Fund the work. Right now, both of these projects are totally self-funded; consulting work through LETS basically goes straight into a bank account that I only really touch to support this work (including directly funding the various community-driven projects in Oakland). If you feel particularly inspired and are able to, feel free to donate (LETS is recently a fiscally-sponsored project of the Raft Foundation, an organization that supports projects focused on democratic renewal and other community-serving work). Or, if you happen to have deeper pockets/connections and are interested in funding in this work in a more significant way… let’s chat.
If you feel compelled to help in either of the following ways, please do so! But truly, it warms my heart just to have people actively interested in my work.
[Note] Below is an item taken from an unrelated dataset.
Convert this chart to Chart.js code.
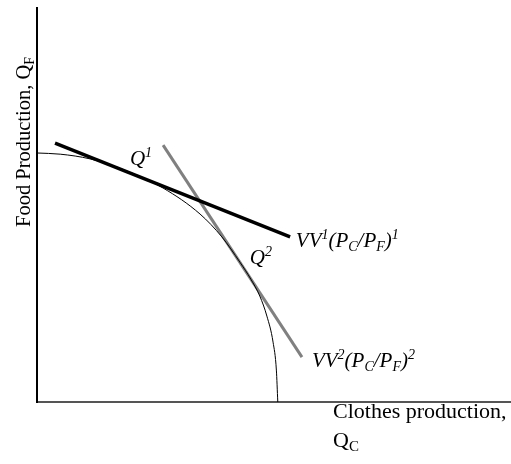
<!DOCTYPE html>
<html>
<head>
<meta charset="utf-8">
<script src="https://cdn.jsdelivr.net/npm/chart.js@4"></script>
<style>
  body { margin: 0; background: #fff; }
  canvas { display: block; }
</style>
</head>
<body>
<canvas id="ppfChart" width="511" height="464"></canvas>
<script>
// production possibility frontier (Clothes on x, Food on y)
const ppfClothes = [0, 4.9, 11.2, 18.4, 26.6, 34.4, 39.0, 42.8, 45.1, 47.0, 48.5, 49.8, 50.5, 50.8];
const ppfFood = [63.2, 62.9, 61.7, 58.9, 54.3, 47.7, 41.9, 35.5, 31.2, 26.9, 21.8, 15.2, 8.1, 0];

// isovalue lines at the two relative prices
const vv1Clothes = [3.8, 53.4];
const vv1Food = [65.7, 41.9];
const vv2Clothes = [26.6, 55.9];
const vv2Food = [65.2, 11.4];

const toPoints = (xs, ys) => xs.map((x, i) => ({ x: x, y: ys[i] }));

const SERIF = '"Liberation Serif", "Times New Roman", serif';

// draw a run of text pieces, each with its own size / offset (for sub and superscripts)
function drawRich(ctx, x, y, parts) {
    let cx = x;
    parts.forEach(p => {
        ctx.font = (p.i ? 'italic ' : '') + p.s + 'px ' + SERIF;
        ctx.fillText(p.t, cx, y + (p.dy || 0));
        cx += ctx.measureText(p.t).width;
    });
}

const sup = (t) => ({ t: t, s: 14, i: true, dy: -8 });
const sub = (t) => ({ t: t, s: 14, i: true, dy: 4 });
const it = (t) => ({ t: t, s: 21, i: true });

const textLayer = {
    id: 'textLayer',
    afterDraw(chart) {
        const { ctx, chartArea: area, scales: { x, y } } = chart;
        ctx.save();
        ctx.fillStyle = '#000';
        ctx.textBaseline = 'alphabetic';
        ctx.textAlign = 'left';

        // point labels, anchored in data units
        drawRich(ctx, x.getPixelForValue(19.6), y.getPixelForValue(60.2), [it('Q'), sup('1')]);
        drawRich(ctx, x.getPixelForValue(44.9), y.getPixelForValue(35.0), [it('Q'), sup('2')]);
        drawRich(ctx, x.getPixelForValue(54.6), y.getPixelForValue(39.3),
            [it('VV'), sup('1'), it('(P'), sub('C'), it('/P'), sub('F'), it(')'), sup('1')]);
        drawRich(ctx, x.getPixelForValue(58.0), y.getPixelForValue(8.9),
            [it('VV'), sup('2'), it('(P'), sub('C'), it('/P'), sub('F'), it(')'), sup('2')]);

        // x axis title, two lines under the right end of the axis
        drawRich(ctx, 333, area.bottom + 16, [{ t: 'Clothes production,', s: 22 }]);
        drawRich(ctx, 333, area.bottom + 45, [{ t: 'Q', s: 22 }, { t: 'C', s: 15, dy: 4 }]);

        // y axis title, rotated
        ctx.translate(30, 227);
        ctx.rotate(-Math.PI / 2);
        drawRich(ctx, 0, 0, [{ t: 'Food Production, Q', s: 20.5 }, { t: 'F', s: 14, dy: 4 }]);
        ctx.restore();
    }
};

const ctx = document.getElementById('ppfChart').getContext('2d');
new Chart(ctx, {
    type: 'scatter',
    data: {
        datasets: [
            {
                label: 'PPF',
                data: toPoints(ppfClothes, ppfFood),
                showLine: true,
                borderColor: '#000',
                borderWidth: 1,
                pointRadius: 0,
                cubicInterpolationMode: 'monotone'
            },
            {
                label: 'VV1',
                data: toPoints(vv1Clothes, vv1Food),
                showLine: true,
                borderColor: '#000',
                borderWidth: 3.5,
                pointRadius: 0
            },
            {
                label: 'VV2',
                data: toPoints(vv2Clothes, vv2Food),
                showLine: true,
                borderColor: '#808080',
                borderWidth: 3,
                pointRadius: 0
            }
        ]
    },
    options: {
        responsive: false,
        animation: false,
        layout: { padding: { left: 37, top: 8, right: 0, bottom: 62 } },
        plugins: {
            legend: { display: false },
            tooltip: { enabled: false }
        },
        scales: {
            x: {
                type: 'linear',
                min: 0,
                max: 100,
                ticks: { display: false },
                grid: { display: false, drawTicks: false },
                border: { color: '#555', width: 2 }
            },
            y: {
                type: 'linear',
                min: 0,
                max: 100,
                ticks: { display: false },
                grid: { display: false, drawTicks: false },
                border: { color: '#000', width: 2 }
            }
        }
    },
    plugins: [textLayer]
});
</script>
</body>
</html>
It’s taken me a very long time to give myself permission to work on the things that I care about, and I consider a blessing to do it every day I’m able. Thanks for following along :)
all of this is so awesome and excited to see what's to come!!!
So cool Humphrey!! Love seeing the work you're doing with the Flyer especially. I like keeping my eyes peeled for flyers on windows and telephone poles because there usually is something that catches my attention, but rarely do I find reason to follow through with the CTA... mostly because I've been shying away from digital spaces to have conversations and engage in ideas. But can't wait to see how you develop Profound – I really like the voice/audio element, and think verbal testimony is a nice, humanizing alternative to a chunk of text.